Salesforce's new artificial intelligence product is billed as a labor replacer, meant to answer questions and tackle tasks previously fielded by customer service reps. But the San Francisco tech giant still needs a lot of humans to hawk that product -- enough so that CEO Marc Benioff just announced a massive hiring spree.

In November, Bloomberg reported that Salesforce was planning to hire 1,000 more salespeople to sell its "Agentforce" product to clients. Then, on Tuesday, CNBC had a new number straight from Benioff himself: 2,000 new hires all for those AI sales.

"We're adding another couple of thousand salespeople to help sell these products," the CEO said at a San Francisco event, per the outlet. "We already had 9,000 referrals for the 2,000 positions that we've opened up. It's amazing."

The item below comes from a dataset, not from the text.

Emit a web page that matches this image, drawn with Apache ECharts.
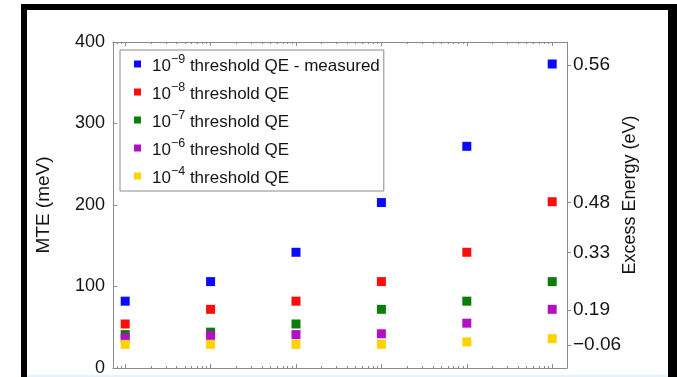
<!DOCTYPE html>
<html>
<head>
<meta charset="utf-8">
<script src="https://cdn.jsdelivr.net/npm/echarts@6/dist/echarts.min.js"></script>
<style>
  html, body { margin: 0; padding: 0; background: #ffffff; }
  #chart { width: 677px; height: 377px; }
</style>
</head>
<body>
<div id="chart"></div>
<script>
// Decade positions along the (log) horizontal axis
const xValues = [1, 10, 100, 1000, 10000, 100000];
const xMin = 0.72;
const xMax = 149000;

// MTE (meV) for each threshold quantum efficiency
const mteQE9 = [82, 106, 142, 203, 272, 373];
const mteQE8 = [54, 72, 82, 106, 142, 204];
const mteQE7 = [41, 44, 54, 72, 82, 106];
const mteQE6 = [37, 40, 41, 42, 55, 72];
const mteQE4 = [29, 29, 29, 29, 32, 36];

const seriesNames = ['QE 1e-9 measured', 'QE 1e-8', 'QE 1e-7', 'QE 1e-6', 'QE 1e-4'];
const legendExponents = ['\u22129', '\u22128', '\u22127', '\u22126', '\u22124'];
const legendSuffixes = [' threshold QE - measured', ' threshold QE', ' threshold QE', ' threshold QE', ' threshold QE'];
const seriesColors = ['#0a0aff', '#ff0d0d', '#0a7d0a', '#b50fc4', '#ffd200'];

// Left axis ticks
const mteMin = 0, mteMax = 400, mteStep = 100;

// Right axis: excess energy labels placed at MTE positions
const excessLabels = ['0.56', '0.48', '0.33', '0.19', '\u22120.06'];
const excessAtMte = [372, 203, 142, 71, 28];

const seriesData = [mteQE9, mteQE8, mteQE7, mteQE6, mteQE4];

// log-axis tick positions: decades and the 2..9 subdivisions
const majorTicks = [];
const minorTicks = [];
for (let k = -1; k <= 5; k++) {
  const d = Math.pow(10, k);
  if (d >= xMin && d <= xMax) majorTicks.push(d);
  for (let m = 2; m <= 9; m++) {
    const v = m * d;
    if (v >= xMin && v <= xMax) minorTicks.push(v);
  }
}

const FONT = 'Liberation Sans, Arial, Helvetica, sans-serif';
const AXIS_GRAY = '#8a8a8a';
const INK = '#141414';

function xAxisDef(position, ticks, len, showLine) {
  return {
    type: 'log', logBase: 10, position: position, min: xMin, max: xMax,
    axisLine: { show: showLine, lineStyle: { color: AXIS_GRAY, width: 1 } },
    axisTick: { show: true, inside: true, length: len, customValues: ticks,
                lineStyle: { color: AXIS_GRAY, width: 1 } },
    axisLabel: { show: false },
    splitLine: { show: false }
  };
}

const chart = echarts.init(document.getElementById('chart'), null, { renderer: 'canvas' });

chart.setOption({
  animation: false,
  backgroundColor: '#ffffff',
  textStyle: { fontFamily: FONT },
  grid: { left: 113, right: 110, top: 42, bottom: 9, containLabel: false },
  xAxis: [
    xAxisDef('bottom', majorTicks, 4, true),
    xAxisDef('bottom', minorTicks, 2, false),
    xAxisDef('top', majorTicks, 4, true),
    xAxisDef('top', minorTicks, 2, false)
  ],
  yAxis: [
    {
      type: 'value', position: 'left', min: mteMin, max: mteMax, interval: mteStep,
      name: 'MTE (meV)', nameLocation: 'middle', nameGap: 60, nameMoveOverlap: false,
      nameTextStyle: { fontSize: 19, color: INK, fontFamily: FONT },
      axisLine: { show: true, lineStyle: { color: AXIS_GRAY, width: 1 } },
      axisTick: { show: true, inside: true, length: 4, lineStyle: { color: AXIS_GRAY } },
      axisLabel: { fontSize: 18, color: INK, margin: 8, fontFamily: FONT },
      splitLine: { show: false }
    },
    {
      type: 'value', position: 'right', min: mteMin, max: mteMax,
      name: 'Excess Energy (eV)', nameLocation: 'middle', nameGap: 54, nameMoveOverlap: false,
      nameTextStyle: { fontSize: 18, color: INK, fontFamily: FONT, padding: [0, 0, 0, 20] },
      axisLine: { show: true, lineStyle: { color: AXIS_GRAY, width: 1 } },
      axisTick: { show: true, inside: false, length: 4, customValues: excessAtMte,
                  lineStyle: { color: AXIS_GRAY } },
      axisLabel: {
        fontSize: 19, color: INK, margin: 6, fontFamily: FONT,
        customValues: excessAtMte,
        formatter: function (v) {
          const i = excessAtMte.indexOf(v);
          return i >= 0 ? excessLabels[i] : '';
        }
      },
      splitLine: { show: false }
    }
  ],
  legend: {
    orient: 'vertical', left: 120, top: 50,
    padding: [3, 4, 4, 14],
    borderColor: '#8a8a8a', borderWidth: 1,
    backgroundColor: '#ffffff',
    icon: 'rect', itemWidth: 7, itemHeight: 7, itemGap: 6,
    data: seriesNames,
    formatter: function (name) {
      const i = seriesNames.indexOf(name);
      return '{b|10}{s|' + legendExponents[i] + '}{t|' + legendSuffixes[i] + '}';
    },
    textStyle: {
      fontFamily: FONT, color: INK, fontSize: 17,
      rich: {
        b: { fontSize: 17, lineHeight: 22, verticalAlign: 'bottom', padding: [0, 0, 0, 6], fontFamily: FONT, color: INK },
        s: { fontSize: 12.5, lineHeight: 22, verticalAlign: 'top', fontFamily: FONT, color: INK },
        t: { fontSize: 17, lineHeight: 22, verticalAlign: 'bottom', fontFamily: FONT, color: INK }
      }
    }
  },
  series: seriesNames.map(function (name, i) {
    return {
      name: name, type: 'scatter', xAxisIndex: 0, yAxisIndex: 0,
      symbol: 'rect', symbolSize: 9,
      itemStyle: { color: seriesColors[i], opacity: 1 },
      data: xValues.map(function (x, j) { return [x, seriesData[i][j]]; }),
      z: 2 + i
    };
  }),
  graphic: [
    // dark frame around the figure
    { type: 'rect', shape: { x: 21, y: 4, width: 6, height: 373 }, style: { fill: '#000000' }, z: 100 },
    { type: 'rect', shape: { x: 21, y: 4, width: 656, height: 6, r: [3, 0, 0, 0] }, style: { fill: '#000000' }, z: 100 },
    { type: 'rect', shape: { x: 668, y: 4, width: 9, height: 373 }, style: { fill: '#000000' }, z: 100 },
    // pale strip along the lower edge
    { type: 'rect', shape: { x: 27, y: 375, width: 641, height: 2 }, style: { fill: '#e2f4fa' }, z: 100 }
  ]
});
</script>
</body>
</html>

Salesforce spokesperson Annie Vincent confirmed Benioff's statement to SFGATE on Wednesday, calling the plan a "hiring surge for Account Executives" and saying it began in November. The hiring is global, including in Salesforce's home city, she said.

The huge buildup is a testament to Benioff's focus on the relatively unproven "Agentforce" technology, which the customer relationship management company hyped up incessantly at September's Dreamforce conference before rolling out in October. "Agentforce" is a layer of Salesforce's software package, providing customers who buy in with quick-to-set-up "agents" that can complete various simple tasks in sales, marketing, commerce and more. (SFGATE wrote about the tool's potential to push out entry-level workers back in September.)

Indeed, in a CNBC video interview published Wednesday alongside Salesforce's announcement of "Agentforce 2.0," Benioff sounded almost comically optimistic talking about the product. "I've never been more excited about anything in my entire career," he said. "We're seeing really the future of work itself."

He said Salesforce has used "Agentforce" to cut the number of customer questions that escalate to a human from about 10,000 to 5,000 out of around 36,000 queries each week. He touted the prospect of replacing people with the AI product: "We can have less support agents, human support agents, more digital support agents. We can mix our human labor with our digital labor in a new way and create an incredible new Salesforce."

The company has sold "Agentforce" to 1,000 customers so far, he said in the video interview, and the new mass of salespeople will no doubt grow that group. On Salesforce's careers site, the keyword "account executive" currently prompts 874 jobs, with 84 in San Francisco.

Though not unique, the hiring effort is a break from a general trend of layoffs and "leanness" in Bay Area tech. Salesforce laid off 10% of its workforce in 2023, including at least 1,150 assigned to San Francisco, SFGATE reported. But in September of that year, Benioff told Bloomberg he would be adding 3,300 workers, mainly for its data cloud, engineering and sales teams.